Strangulation Blues (1980)

de Leos Carax

Le film est plongé dans la pénombre. On y retrouve le caractère de Carax : celui d’un garçon au courant de sa médiocrité de garçon mais qui ne peut faire autrement que de « faire avec », non sans traîner une mélancolie à moitié jouée et à moitié réelle, mais où tout vient du cœur.

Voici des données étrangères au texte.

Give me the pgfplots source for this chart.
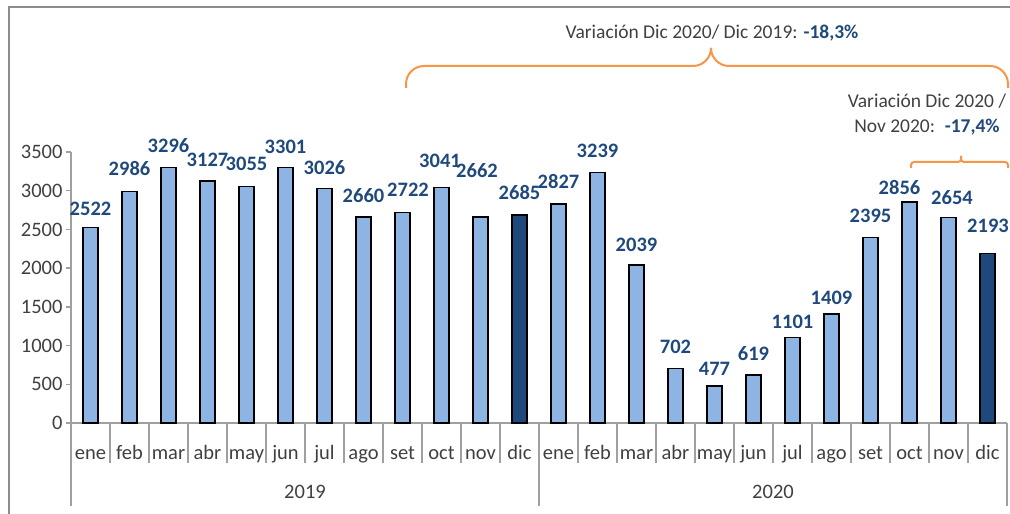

Admiration devant des choses qui sont déjà là et perdureront chez lui, et qui sont inédites, qu’il invente : faire parler plusieurs voix pour un seul personnages, et que ces voix prennent un rôle qui n’est ni explicatif, ni explicitement poétique (il y a quand même des citations, notamment une chanson de Barbara); que ces voix parlent vite, débitent leur texte comme pour l’expédier (mais sans rien de psychologique dans ce prosodie) sans souci d’être « bien perçues », sans souci de musicalité ou d’effet, plutôt faire « bloc », créer du bloc. Tout comme les plans, coupé à la lisière, un peu trop tôt. On retrouve aussi cette figure du gros plan dans l’axe, du plan souffle de recadrage, piqué à Godard et repensée dans l’économie d’un montage lent. Carax est un artiste qui se fiche pas mal de ce que le film doit « rendre », s’il doit ou non se boucler, s’il doit raconter… mais compte l’addition de ses plans comme un chapelet et lance chacun d’entre eux comme s’il n’y avait que ce plan qui comptait. D’où le côté morceaux de bravoure. Ce qui sauve l’enchaînement, ce sont ces coupes élégantes comme des lame de rasoir, qui empêchent de voir totalement tout en laissant la demi-seconde pour voir ce qu’il fallait voir (le plus souvent, une référence culturel, un « signe »).

Le cinéma est un magnétophone et une boite à lumières. Tout est plongé dans un noir dont la durée ou la fréquence sur le métrage total est indifférente à Carax.

L’histoire est exaltée et idiote, puisée aussi chez le Godard des petites chambres de ses courts-métrages des années 50. C’est-à-dire pas très sérieuse (la gravité viendra après), réduite à quelque meubles et une photo au mur.

La fille a une voix aiguë mais n’est pas encore Mireille Perrier.